Richard Hugo’s “Duwamish” is as melancholy and depressing as “Skykomish River Running” was exultant and uplifting, and yet the Duwamish River is less than sixty miles from the Skykomish River. The difference between the two is industrialization and pollution.

When I was growing up in Seattle, the Duwamish was probably the major source of salmon in Puget Sound. On fishing derby days, rows of boats nearly covered the bay between West Seattle and Skidroad while endless schools of salmon headed up the river.

Those salmon barely exist today, partially because of we fishermen, but mainly because of the pollution that has destroyed the salmon’s breeding grounds, the destruction that Hugo so clearly portrays in “Duwamish.”

This is the Northwest, not the Midwest; here rivers run swift and clear, not slow and gray.
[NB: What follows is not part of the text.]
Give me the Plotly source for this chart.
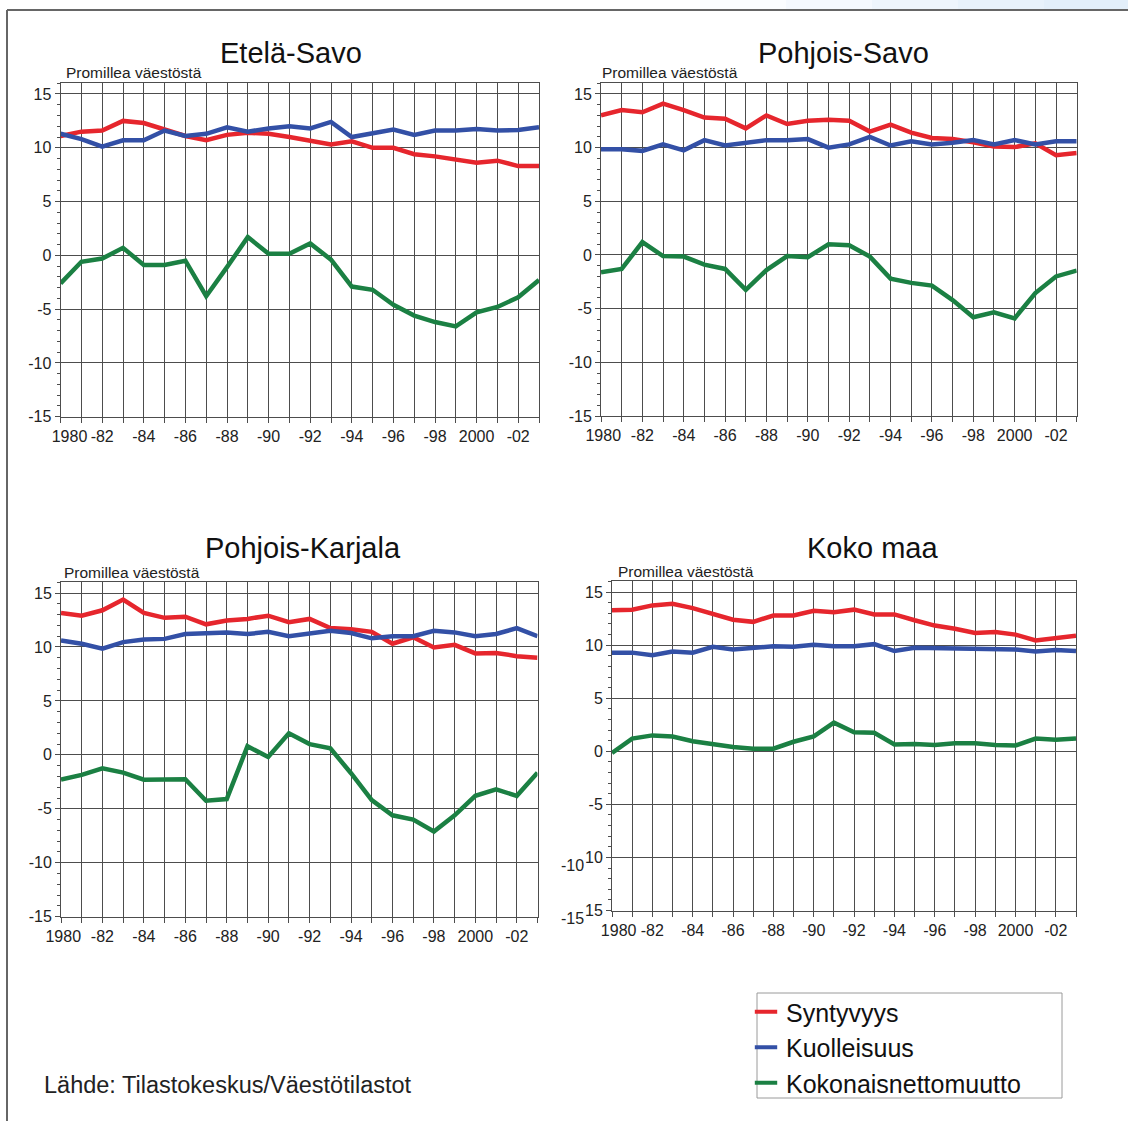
import plotly.graph_objects as go

W, H = 1128, 1121

years = list(range(1980, 2004))

# Etelä-Savo
es_syntyvyys = [11.1, 11.5, 11.6, 12.5, 12.3, 11.7, 11.1, 10.7, 11.2, 11.4, 11.3, 11.0,
                10.7, 10.3, 10.6, 10.0, 10.0, 9.4, 9.2, 8.9, 8.6, 8.8, 8.3, 8.3]
es_kuolleisuus = [11.3, 10.8, 10.1, 10.7, 10.7, 11.6, 11.1, 11.3, 11.9, 11.5, 11.8, 12.0,
                  11.8, 12.4, 11.0, 11.4, 11.7, 11.2, 11.6, 11.6, 11.75, 11.6, 11.65, 11.9]
es_nettomuutto = [-2.6, -0.6, -0.3, 0.7, -0.9, -0.9, -0.5, -3.8, -1.1, 1.7, 0.15, 0.15,
                  1.1, -0.4, -2.9, -3.2, -4.6, -5.6, -6.2, -6.6, -5.3, -4.8, -3.9, -2.3]

# Pohjois-Savo
ps_syntyvyys = [13.0, 13.5, 13.3, 14.1, 13.5, 12.8, 12.7, 11.8, 13.0, 12.2, 12.5, 12.6,
                12.5, 11.5, 12.15, 11.4, 10.9, 10.8, 10.5, 10.1, 10.05, 10.4, 9.3, 9.5]
ps_kuolleisuus = [9.85, 9.85, 9.7, 10.3, 9.75, 10.7, 10.2, 10.4, 10.7, 10.7, 10.8, 10.0,
                  10.3, 11.0, 10.2, 10.6, 10.3, 10.45, 10.7, 10.3, 10.7, 10.3, 10.6, 10.6]
ps_nettomuutto = [-1.6, -1.3, 1.2, -0.1, -0.15, -0.9, -1.3, -3.25, -1.4, -0.1, -0.2, 1.0,
                  0.9, -0.15, -2.2, -2.6, -2.85, -4.2, -5.8, -5.35, -5.9, -3.55, -2.0, -1.45]

# Pohjois-Karjala
pk_syntyvyys = [13.15, 12.9, 13.4, 14.4, 13.15, 12.7, 12.8, 12.1, 12.45, 12.6, 12.9, 12.3,
                12.6, 11.75, 11.65, 11.4, 10.3, 10.9, 9.95, 10.2, 9.4, 9.45, 9.15, 9.0]
pk_kuolleisuus = [10.6, 10.3, 9.85, 10.45, 10.7, 10.75, 11.2, 11.3, 11.35, 11.2, 11.4, 11.0,
                  11.2, 11.5, 11.3, 10.8, 11.0, 11.0, 11.5, 11.35, 11.0, 11.2, 11.75, 11.0]
pk_nettomuutto = [-2.3, -1.85, -1.25, -1.65, -2.3, -2.3, -2.25, -4.25, -4.1, 0.8, -0.2, 2.0,
                  1.0, 0.6, -1.7, -4.2, -5.6, -6.0, -7.1, -5.6, -3.8, -3.2, -3.8, -1.65]

# Koko maa
km_syntyvyys = [13.3, 13.35, 13.75, 13.9, 13.5, 12.95, 12.4, 12.2, 12.8, 12.8, 13.25, 13.1,
                13.35, 12.9, 12.9, 12.35, 11.85, 11.55, 11.15, 11.25, 11.0, 10.45, 10.7, 10.9]
km_kuolleisuus = [9.3, 9.3, 9.05, 9.4, 9.3, 9.85, 9.6, 9.75, 9.9, 9.85, 10.05, 9.9,
                  9.9, 10.1, 9.45, 9.75, 9.7, 9.7, 9.7, 9.6, 9.6, 9.4, 9.55, 9.45]
km_nettomuutto = [-0.15, 1.2, 1.5, 1.4, 0.95, 0.65, 0.4, 0.25, 0.25, 0.9, 1.4, 2.7,
                  1.8, 1.75, 0.65, 0.7, 0.6, 0.75, 0.75, 0.6, 0.55, 1.2, 1.1, 1.2]

series_names = ["Syntyvyys", "Kuolleisuus", "Kokonaisnettomuutto"]
colors = ["#e6262d", "#3350a6", "#1b8043"]

panel_titles = ["Etelä-Savo", "Pohjois-Savo", "Pohjois-Karjala", "Koko maa"]
panel_data = [
    [es_syntyvyys, es_kuolleisuus, es_nettomuutto],
    [ps_syntyvyys, ps_kuolleisuus, ps_nettomuutto],
    [pk_syntyvyys, pk_kuolleisuus, pk_nettomuutto],
    [km_syntyvyys, km_kuolleisuus, km_nettomuutto],
]
y_tickvals = [-15, -10, -5, 0, 5, 10, 15]
y_ticktext_std = ["-15", "-10", "-5", "0", "5", "10", "15"]
y_ticktext_koko = ["15", "10", "-5", "0", "5", "10", "15"]
unit_label = "Promillea väestöstä"
source_text = "Lähde: Tilastokeskus/Väestötilastot"

FONT = "Liberation Sans, Arial, sans-serif"
GRID = "#4d4d4d"


def px(x):
    return x / W


def py(y):
    return 1 - y / H


# pixel geometry of plot areas: (left, right, top, bottom)
boxes = [(60.6, 539.0, 82.7, 416.7), (601.0, 1076.7, 82.7, 416.0),
         (61.0, 537.5, 581.7, 916.7), (612.0, 1076.0, 581.0, 910.5)]
first_label_pad = [4, 1, 1, 3]
title_pos = [(291, 53), (843, 53), (303, 548), (872, 548)]
unit_pos = [(64, 72), (600, 72), (62, 572), (616, 571)]

fig = go.Figure()

for i, (title, data) in enumerate(zip(panel_titles, panel_data)):
    n = "" if i == 0 else str(i + 1)
    for j, (name, vals) in enumerate(zip(series_names, data)):
        fig.add_trace(go.Scatter(
            x=years, y=vals, mode="lines", name=name,
            line=dict(color=colors[j], width=4.5),
            xaxis="x" + n, yaxis="y" + n, showlegend=False,
        ))
    l, r, t, b = boxes[i]
    xt = []
    for yv in years:
        if yv == 1980:
            xt.append("\u00a0" * first_label_pad[i] + "1980")
        elif yv % 2:
            xt.append("")
        elif yv == 2000:
            xt.append("2000")
        else:
            xt.append("-%02d" % (yv % 100))
    fig.layout["xaxis" + n] = dict(
        domain=[px(l), px(r)], range=[1980, 2003], anchor="y" + n,
        tickvals=years, ticktext=xt, ticks="outside", ticklen=5, tickcolor=GRID,
        showgrid=True, gridcolor=GRID, gridwidth=1,
        showline=True, linecolor=GRID, linewidth=1, mirror=True,
        zeroline=False, tickfont=dict(family=FONT, size=16, color="#222"),
        fixedrange=True, automargin=False,
    )
    fig.layout["yaxis" + n] = dict(
        domain=[py(b), py(t)], range=[-15, 16.05], anchor="x" + n,
        tickvals=y_tickvals,
        ticktext=y_ticktext_koko if i == 3 else y_ticktext_std,
        ticks="outside", ticklen=5, tickcolor=GRID,
        minor=dict(dtick=1, tick0=0, ticks="outside", ticklen=3, tickcolor=GRID, showgrid=False),
        showgrid=True, gridcolor=GRID, gridwidth=1,
        showline=True, linecolor=GRID, linewidth=1, mirror=True,
        zeroline=False, tickfont=dict(family=FONT, size=16, color="#222"),
        fixedrange=True, automargin=False,
    )
    fig.add_annotation(x=px(title_pos[i][0]), y=py(title_pos[i][1]), xref="paper", yref="paper",
                       text=title, showarrow=False, xanchor="center", yanchor="middle",
                       font=dict(family=FONT, size=29, color="#111"))
    fig.add_annotation(x=px(unit_pos[i][0]), y=py(unit_pos[i][1]), xref="paper", yref="paper",
                       text=unit_label, showarrow=False, xanchor="left", yanchor="middle",
                       font=dict(family=FONT, size=15.5, color="#222"))

# overlapping extra labels on the Koko maa axis
for val in (-10, -15):
    fig.add_annotation(x=px(586), y=val, xref="paper", yref="y4", yshift=-8,
                       text=str(val), showarrow=False, xanchor="right", yanchor="middle",
                       font=dict(family=FONT, size=16, color="#222"))

# legend entries
for j, name in enumerate(series_names):
    fig.add_trace(go.Scatter(
        x=[None], y=[None], mode="markers", name=name, legendgroup=name,
        marker=dict(symbol="line-ew", size=16, color=colors[j],
                    line=dict(color=colors[j], width=4)),
        xaxis="x", yaxis="y", showlegend=True,
    ))

fig.add_annotation(x=px(42), y=py(1085), xref="paper", yref="paper", text=source_text,
                   showarrow=False, xanchor="left", yanchor="middle",
                   font=dict(family=FONT, size=23.5, color="#222"))

shapes = [
    dict(type="rect", xref="paper", yref="paper", x0=px(757), x1=px(1062), y0=py(1098), y1=py(993),
         line=dict(color="#9a9a9a", width=1), fillcolor="rgba(0,0,0,0)"),
    dict(type="line", xref="paper", yref="paper", x0=px(7), x1=px(7), y0=0, y1=py(10),
         line=dict(color="#666", width=2)),
    dict(type="line", xref="paper", yref="paper", x0=px(7), x1=1, y0=py(10), y1=py(10),
         line=dict(color="#666", width=2)),
]
strip = ["#fbfdff", "#f5f9fe", "#eef5fc", "#e8f2fb", "#e3effa"]
for k, c in enumerate(strip):
    x0 = 700 + k * 86
    shapes.append(dict(type="rect", xref="paper", yref="paper", x0=px(x0), x1=px(min(x0 + 86, W)),
                       y0=py(9), y1=1, line=dict(width=0), fillcolor=c, layer="below"))

fig.update_layout(
    width=W, height=H, margin=dict(l=0, r=0, t=0, b=0, pad=0, autoexpand=False),
    paper_bgcolor="white", plot_bgcolor="white",
    shapes=shapes,
    showlegend=True,
    legend=dict(x=px(746), y=py(989), xanchor="left", yanchor="top",
                bgcolor="rgba(0,0,0,0)", borderwidth=0, tracegroupgap=0,
                font=dict(family=FONT, size=25, color="#111"), itemclick=False),
)

fig.write_html("out.html", config={"displayModeBar": False},
               post_script="document.body.style.margin='0';")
But here the lumber mills and concrete plants crowd the river banks slowing the river, spewing waste products, turning the already gray water ever dingier.

At low tide the garbage discarded by new and old industries emerges, dominating the landscape. Even the businesses that helped destroy the river have shut down, leaving their brick corpses behind. It is a landscape of the dead.

Even the Indians who named this river, just as they named the beautiful Skykomish, no longer claim this river as their own. They’re ashamed of what has become of it and no longer interrupt their beer drinking to tell miraculous tales of the river.

There are more than enough gray days in Seattle, but the dinginess of this river turns even a sunny day gray. At the very least, a single cloud blocks the sun. Bright trees that should reflect brilliantly in the river are muted and gray. The river always looks gray, just like the heavy rain clouds that gather in November.

In reality, this river is dead. Dead like a decaying porgy nailed to the piling. It has been abandoned just like those who live here in poverty have been abandoned. A lack of friends has killed it.

In the end, though, the poet does not have adequate words to describe this place of abandonment. “There is no word along/ this river I can understand or say.” This is the ultimate betrayal.

It is a betrayal not only of the land, but of the heritage of the land. It is a betrayal of those whose memories are intertwined with this river. I can never take my grandson fishing on this river, so he will never know the joy that I had while fishing here with my father. In essence, he will never know my father existed at all because this river has been taken from us by greed and ignorance.

Little wonder Indians feel betrayed by the white man’s failure to honor the old fish treaties. We have destroyed not only the Indians but the very rivers that sustained them. In the end, if we’re not careful we will also destroy that which sustains us, and there will be no one to name the rivers. There will be no more Skykomish, no more Duwamish, just gray rivers dumping sewage into a gray Sound.